Tuesday, November 11, 2003

Last friday night, i had supper with my brother after i woke up from my nap, which by then, most friends are either on the way to bed or out with plans already, but it was for the best as i had quite an interesting time with bro. Took him to the arab st cafe where he had kebabs (though he wanted prata at first), and he enjoyed it quite a bit. Don't really have much chances speaking to my bro one on one because well.. it seemed at times we just pursuing very different things. That's not to say that we have a bad relationship (perhaps when younger *grins*) but we didn't think we have much in common. So while we stay in touch with what each other is doing, we seldom sit down and talk about them.

Finally we had a chance on friday and turns out that we have more in common than we think. We discussed about our personalities (all 3 siblings), our parents and how we view our future. He is at the juncture of his life where he has many options he would like to explore but didn't know what to chose. Hence he admired my single-mindedness in knowing what i want and how i am to get it. While i admired his quest for knowledge and always wanting to find out more and get more out of life. It was heartening to hear that he truly believe in the things that i do despite him always making fun of me about doing "charity" infront of my parents. It was also nice that he acknowledged and agreed with me about the importance of having some equilibrium in his life because i have observed that he burn himself out once he is engrossed in one thing or the other, be it work or relationships. Yet i do admire his tenacity and focus once he start on a project. And from him, i learnt that i ought to explore the options around me and not close my mind to them all the time to give myself a fair chance to excel. To take a little risk now a then.

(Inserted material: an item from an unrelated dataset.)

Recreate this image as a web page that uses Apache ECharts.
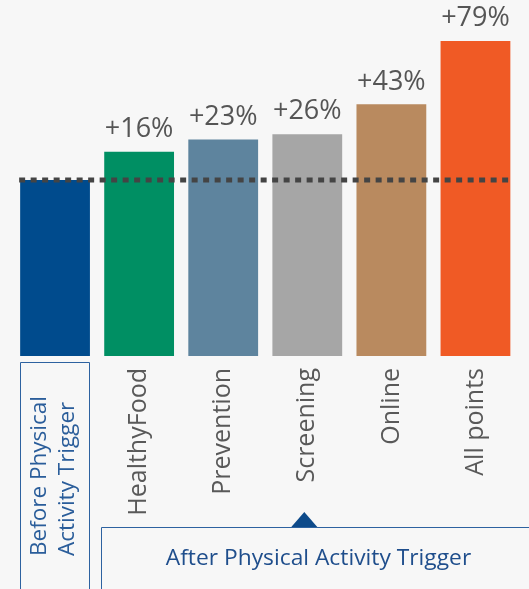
<!DOCTYPE html>
<html>
<head>
<meta charset="utf-8">
<script src="https://cdn.jsdelivr.net/npm/echarts@6/dist/echarts.min.js"></script>
<style>
  html, body { margin: 0; padding: 0; background: #f7f7f7; }
  #chart { width: 529px; height: 589px; }
</style>
</head>
<body>
<div id="chart"></div>
<script>
// Index of activity relative to the period before the trigger (= 100)
const categories = ['Before Physical\nActivity Trigger', 'HealthyFood', 'Prevention', 'Screening', 'Online', 'All points'];
const indexValues = [100, 116, 123, 126, 143, 179];
const baselineValue = 100;
const groupLabel = 'After Physical Activity Trigger';

const barColors = ['#004b8d', '#008f63', '#5e849e', '#a6a6a6', '#b98a5f', '#f05a25'];
const FONT = "'Open Sans', 'Noto Sans', sans-serif";
const BAR_RATIO = 0.83;

const chart = echarts.init(document.getElementById('chart'), null, { renderer: 'canvas' });

chart.setOption({
  backgroundColor: '#f7f7f7',
  animation: false,
  grid: { left: 13, right: 11.5, top: 4, bottom: 233 },
  xAxis: {
    type: 'category',
    data: categories,
    axisLine: { show: false },
    axisTick: { show: false },
    splitLine: { show: false },
    axisLabel: {
      interval: 0,
      rotate: 90,
      margin: 12,
      fontFamily: FONT,
      fontSize: 25,
      color: '#595959',
      // the first category is labelled inside its own framed box below
      formatter: (v, i) => (i === 0 ? '' : v)
    }
  },
  yAxis: { type: 'value', min: 0, max: 200, show: false },
  series: [{
    type: 'bar',
    barWidth: (BAR_RATIO * 100) + '%',
    data: indexValues.map((v, i) => ({ value: v, itemStyle: { color: barColors[i] } })),
    label: {
      show: true,
      position: 'top',
      distance: 9,
      fontFamily: FONT,
      fontSize: 27,
      color: '#555555',
      formatter: p => (p.dataIndex === 0 ? '' : '+' + (p.value - baselineValue) + '%')
    }
  }]
});

// Reference line, framed group labels and pointer, placed from the axis scales
const px = i => chart.convertToPixel({ gridIndex: 0 }, [i, baselineValue]);
const p0 = px(0), p1 = px(1), p3 = px(3), p5 = px(5);
const band = p1[0] - p0[0];
const half = band * BAR_RATIO / 2;
const yBase = p0[1];
const yZero = chart.convertToPixel({ gridIndex: 0 }, [0, 0])[1];

const boxTop = yZero + 6;
const groupTop = yZero + 171;

chart.setOption({
  graphic: [
    {
      type: 'line', z: 100,
      shape: { x1: p0[0] - half - 1, y1: yBase, x2: p5[0] + half, y2: yBase },
      style: { stroke: '#444444', lineWidth: 5, lineDash: [6, 5.5] }
    },
    {
      type: 'rect', z: 50,
      shape: { x: Math.round(p0[0] - half) + 0.5, y: Math.round(boxTop) + 0.5, width: Math.round(2 * half) - 1, height: 300 },
      style: { fill: 'none', stroke: '#2d62a0', lineWidth: 1 }
    },
    {
      type: 'text', z: 50,
      x: p0[0] - 1, y: boxTop + 194,
      rotation: Math.PI / 2,
      style: {
        text: categories[0],
        font: '22.5px ' + FONT,
        fill: '#2a5d9a',
        align: 'left',
        verticalAlign: 'middle',
        lineHeight: 28
      }
    },
    {
      type: 'polyline', z: 50,
      shape: { points: [[Math.round(p1[0] - half) - 2.5, 640], [Math.round(p1[0] - half) - 2.5, Math.round(groupTop) + 0.5], [560, Math.round(groupTop) + 0.5]] },
      style: { fill: 'none', stroke: '#2d62a0', lineWidth: 1 }
    },
    {
      type: 'polygon', z: 51,
      shape: { points: [[p3[0] - 16, groupTop], [p3[0] - 3, groupTop - 15], [p3[0] + 10, groupTop]] },
      style: { fill: '#0d4a8a' }
    },
    {
      type: 'text', z: 50,
      x: 318.5, y: groupTop + 32,
      scaleX: 1.085,
      style: {
        text: groupLabel,
        font: '21px ' + FONT,
        fill: '#1f4e8c',
        align: 'center',
        verticalAlign: 'middle'
      }
    }
  ]
});
</script>
</body>
</html>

In the end we agreed that my youngest brother, being the most carefree of all, is quite like a leaf floating peacefully in the wind where he did not mind going where the wind leads him. While this brother sighed that he is like a tree on the mountain, always wanting to grow higher and higher without knowing when and where to stop. And me, i'm like a cork on the sea, always attempting to seek equilibrium, not wanting to fly up high, or sink down to the bottom, just happy to keep to wherever the level of water is at.

Its nice to have supper with my brother once in a while. Suddenly, i felt closer to him than i had in ages and it felt nice.